Source material:
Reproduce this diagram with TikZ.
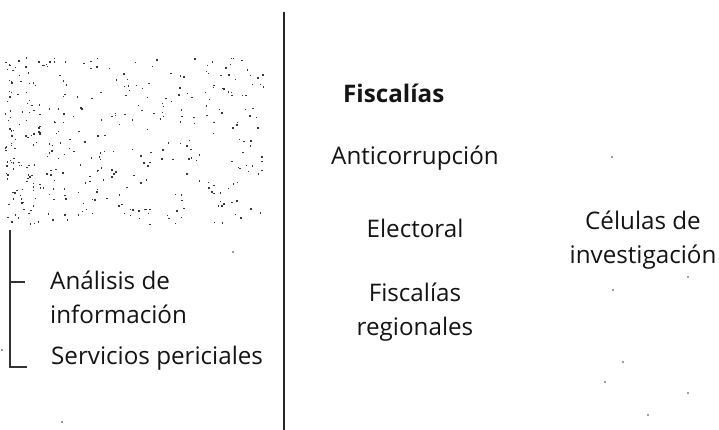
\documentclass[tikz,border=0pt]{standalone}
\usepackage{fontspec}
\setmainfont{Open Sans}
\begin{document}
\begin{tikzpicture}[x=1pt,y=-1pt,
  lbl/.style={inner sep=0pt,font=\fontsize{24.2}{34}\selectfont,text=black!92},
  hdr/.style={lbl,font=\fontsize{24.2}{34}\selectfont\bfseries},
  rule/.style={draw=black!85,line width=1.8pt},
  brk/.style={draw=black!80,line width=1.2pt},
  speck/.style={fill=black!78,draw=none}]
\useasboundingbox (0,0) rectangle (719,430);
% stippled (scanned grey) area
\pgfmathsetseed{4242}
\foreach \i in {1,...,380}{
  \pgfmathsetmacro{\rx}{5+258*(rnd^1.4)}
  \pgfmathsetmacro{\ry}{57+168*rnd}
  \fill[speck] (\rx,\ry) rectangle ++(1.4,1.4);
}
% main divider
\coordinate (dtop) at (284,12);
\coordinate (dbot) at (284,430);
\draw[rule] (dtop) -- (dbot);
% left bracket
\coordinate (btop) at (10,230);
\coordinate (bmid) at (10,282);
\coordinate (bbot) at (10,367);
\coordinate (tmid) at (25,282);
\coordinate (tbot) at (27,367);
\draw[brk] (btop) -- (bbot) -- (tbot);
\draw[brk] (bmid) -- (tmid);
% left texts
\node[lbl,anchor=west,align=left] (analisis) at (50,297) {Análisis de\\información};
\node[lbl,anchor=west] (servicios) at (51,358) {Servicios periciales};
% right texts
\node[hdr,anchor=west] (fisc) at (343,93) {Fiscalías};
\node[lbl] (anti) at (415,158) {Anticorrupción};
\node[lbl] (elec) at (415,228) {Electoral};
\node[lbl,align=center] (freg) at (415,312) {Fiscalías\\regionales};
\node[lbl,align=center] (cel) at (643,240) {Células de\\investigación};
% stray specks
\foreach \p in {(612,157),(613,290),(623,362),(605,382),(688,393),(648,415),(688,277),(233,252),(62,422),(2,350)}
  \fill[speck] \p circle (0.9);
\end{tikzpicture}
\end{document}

Do this: Copy out the listing exactly as it stands, but not the pictures.

Final result:
Reproduce this diagram with TikZ.
\documentclass[tikz,border=0pt]{standalone}
\usepackage{fontspec}
\setmainfont{Open Sans}
\begin{document}
\begin{tikzpicture}[x=1pt,y=-1pt,
  lbl/.style={inner sep=0pt,font=\fontsize{24.2}{34}\selectfont,text=black!92},
  hdr/.style={lbl,font=\fontsize{24.2}{34}\selectfont\bfseries},
  rule/.style={draw=black!85,line width=1.8pt},
  brk/.style={draw=black!80,line width=1.2pt},
  speck/.style={fill=black!78,draw=none}]
\useasboundingbox (0,0) rectangle (719,430);
% stippled (scanned grey) area
\pgfmathsetseed{4242}
\foreach \i in {1,...,380}{
  \pgfmathsetmacro{\rx}{5+258*(rnd^1.4)}
  \pgfmathsetmacro{\ry}{57+168*rnd}
  \fill[speck] (\rx,\ry) rectangle ++(1.4,1.4);
}
% main divider
\coordinate (dtop) at (284,12);
\coordinate (dbot) at (284,430);
\draw[rule] (dtop) -- (dbot);
% left bracket
\coordinate (btop) at (10,230);
\coordinate (bmid) at (10,282);
\coordinate (bbot) at (10,367);
\coordinate (tmid) at (25,282);
\coordinate (tbot) at (27,367);
\draw[brk] (btop) -- (bbot) -- (tbot);
\draw[brk] (bmid) -- (tmid);
% left texts
\node[lbl,anchor=west,align=left] (analisis) at (50,297) {Análisis de\\información};
\node[lbl,anchor=west] (servicios) at (51,358) {Servicios periciales};
% right texts
\node[hdr,anchor=west] (fisc) at (343,93) {Fiscalías};
\node[lbl] (anti) at (415,158) {Anticorrupción};
\node[lbl] (elec) at (415,228) {Electoral};
\node[lbl,align=center] (freg) at (415,312) {Fiscalías\\regionales};
\node[lbl,align=center] (cel) at (643,240) {Células de\\investigación};
% stray specks
\foreach \p in {(612,157),(613,290),(623,362),(605,382),(688,393),(648,415),(688,277),(233,252),(62,422),(2,350)}
  \fill[speck] \p circle (0.9);
\end{tikzpicture}
\end{document}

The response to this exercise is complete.